Short exercise: Which lines of the records contain "this"? Collect every one of them.

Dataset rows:
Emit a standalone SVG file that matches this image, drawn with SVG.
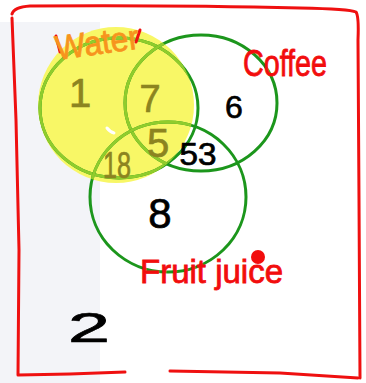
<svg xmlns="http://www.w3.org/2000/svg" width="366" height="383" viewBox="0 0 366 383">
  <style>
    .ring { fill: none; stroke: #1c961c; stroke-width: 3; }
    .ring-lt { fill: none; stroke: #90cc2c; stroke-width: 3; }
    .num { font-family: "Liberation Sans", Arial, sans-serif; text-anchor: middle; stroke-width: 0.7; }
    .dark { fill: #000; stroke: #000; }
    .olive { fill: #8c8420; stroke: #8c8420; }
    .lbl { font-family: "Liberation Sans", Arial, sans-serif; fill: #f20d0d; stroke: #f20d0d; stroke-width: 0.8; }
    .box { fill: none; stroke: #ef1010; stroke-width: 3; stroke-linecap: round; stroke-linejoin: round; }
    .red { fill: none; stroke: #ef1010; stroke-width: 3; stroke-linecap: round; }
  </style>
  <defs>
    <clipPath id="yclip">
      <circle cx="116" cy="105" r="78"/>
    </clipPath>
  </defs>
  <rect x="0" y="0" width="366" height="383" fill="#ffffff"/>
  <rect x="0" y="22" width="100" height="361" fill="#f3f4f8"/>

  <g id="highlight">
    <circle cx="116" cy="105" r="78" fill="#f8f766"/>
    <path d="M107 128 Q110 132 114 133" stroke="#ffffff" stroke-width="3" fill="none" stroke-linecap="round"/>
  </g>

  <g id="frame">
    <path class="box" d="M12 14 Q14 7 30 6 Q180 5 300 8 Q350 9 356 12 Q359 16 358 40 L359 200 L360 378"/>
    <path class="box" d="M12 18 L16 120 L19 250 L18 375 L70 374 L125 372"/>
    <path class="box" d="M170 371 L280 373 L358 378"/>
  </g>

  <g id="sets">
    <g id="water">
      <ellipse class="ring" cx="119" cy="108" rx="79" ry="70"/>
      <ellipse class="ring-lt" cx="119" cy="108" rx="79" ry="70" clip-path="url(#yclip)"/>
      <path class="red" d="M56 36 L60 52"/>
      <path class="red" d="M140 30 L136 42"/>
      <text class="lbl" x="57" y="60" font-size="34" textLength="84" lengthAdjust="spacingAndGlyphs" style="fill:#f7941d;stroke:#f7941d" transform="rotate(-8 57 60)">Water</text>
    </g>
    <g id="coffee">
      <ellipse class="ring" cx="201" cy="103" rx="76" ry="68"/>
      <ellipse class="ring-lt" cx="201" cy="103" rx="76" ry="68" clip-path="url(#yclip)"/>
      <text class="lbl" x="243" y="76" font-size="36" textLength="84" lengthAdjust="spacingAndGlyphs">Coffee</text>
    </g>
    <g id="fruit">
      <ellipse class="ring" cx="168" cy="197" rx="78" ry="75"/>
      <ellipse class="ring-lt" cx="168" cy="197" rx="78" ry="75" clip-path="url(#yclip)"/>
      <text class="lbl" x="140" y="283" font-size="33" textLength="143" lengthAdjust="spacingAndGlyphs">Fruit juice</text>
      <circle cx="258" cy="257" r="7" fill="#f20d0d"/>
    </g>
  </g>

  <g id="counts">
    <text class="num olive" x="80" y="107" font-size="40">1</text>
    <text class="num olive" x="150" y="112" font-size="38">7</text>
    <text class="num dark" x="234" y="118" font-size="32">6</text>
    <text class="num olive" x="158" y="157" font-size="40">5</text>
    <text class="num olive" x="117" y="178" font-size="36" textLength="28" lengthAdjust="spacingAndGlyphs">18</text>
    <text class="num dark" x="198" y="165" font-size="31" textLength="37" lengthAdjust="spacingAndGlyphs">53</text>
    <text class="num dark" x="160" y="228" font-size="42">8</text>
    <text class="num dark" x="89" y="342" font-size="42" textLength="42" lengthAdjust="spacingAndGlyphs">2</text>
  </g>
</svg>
* * *
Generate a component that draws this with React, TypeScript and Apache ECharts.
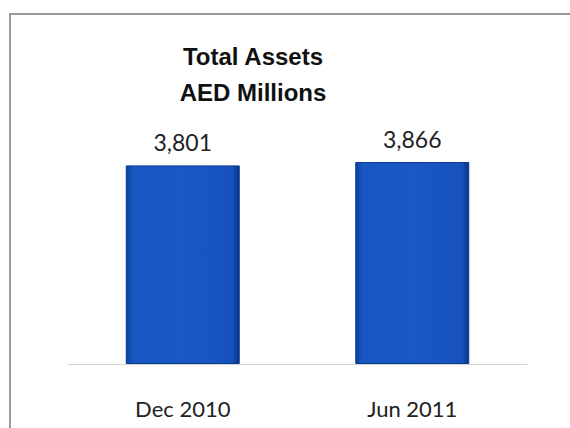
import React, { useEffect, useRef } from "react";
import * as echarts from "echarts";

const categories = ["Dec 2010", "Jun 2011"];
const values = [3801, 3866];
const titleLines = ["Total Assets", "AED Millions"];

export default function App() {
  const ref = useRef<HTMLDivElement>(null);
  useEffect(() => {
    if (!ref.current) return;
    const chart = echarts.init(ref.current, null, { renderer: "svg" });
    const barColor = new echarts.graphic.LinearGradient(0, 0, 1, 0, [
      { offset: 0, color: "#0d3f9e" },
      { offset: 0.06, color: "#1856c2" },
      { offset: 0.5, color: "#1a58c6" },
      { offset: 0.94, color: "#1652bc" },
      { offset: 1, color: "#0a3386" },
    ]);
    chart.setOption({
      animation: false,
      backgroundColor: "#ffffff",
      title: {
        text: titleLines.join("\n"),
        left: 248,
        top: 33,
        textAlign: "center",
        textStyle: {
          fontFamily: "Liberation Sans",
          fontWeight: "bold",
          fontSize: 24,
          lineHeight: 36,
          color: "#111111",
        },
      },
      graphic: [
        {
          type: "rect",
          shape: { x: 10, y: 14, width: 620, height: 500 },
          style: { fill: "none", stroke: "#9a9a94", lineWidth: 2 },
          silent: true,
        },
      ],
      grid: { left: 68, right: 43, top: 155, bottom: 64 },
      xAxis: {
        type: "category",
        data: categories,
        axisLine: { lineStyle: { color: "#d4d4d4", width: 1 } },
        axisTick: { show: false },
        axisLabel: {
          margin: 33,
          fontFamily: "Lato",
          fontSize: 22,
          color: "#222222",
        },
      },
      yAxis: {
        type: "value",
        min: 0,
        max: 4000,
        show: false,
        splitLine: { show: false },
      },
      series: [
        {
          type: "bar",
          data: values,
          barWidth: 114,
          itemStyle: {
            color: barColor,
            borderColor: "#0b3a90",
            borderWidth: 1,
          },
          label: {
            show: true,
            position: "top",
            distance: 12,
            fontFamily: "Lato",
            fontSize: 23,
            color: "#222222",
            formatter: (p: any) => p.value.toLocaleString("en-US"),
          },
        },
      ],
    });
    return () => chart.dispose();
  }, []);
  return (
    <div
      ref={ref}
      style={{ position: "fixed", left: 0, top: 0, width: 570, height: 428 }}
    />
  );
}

Output of the exercise:
Emit a standalone SVG file that matches this image, drawn with SVG.
Generate a component that draws this with React, TypeScript and Apache ECharts.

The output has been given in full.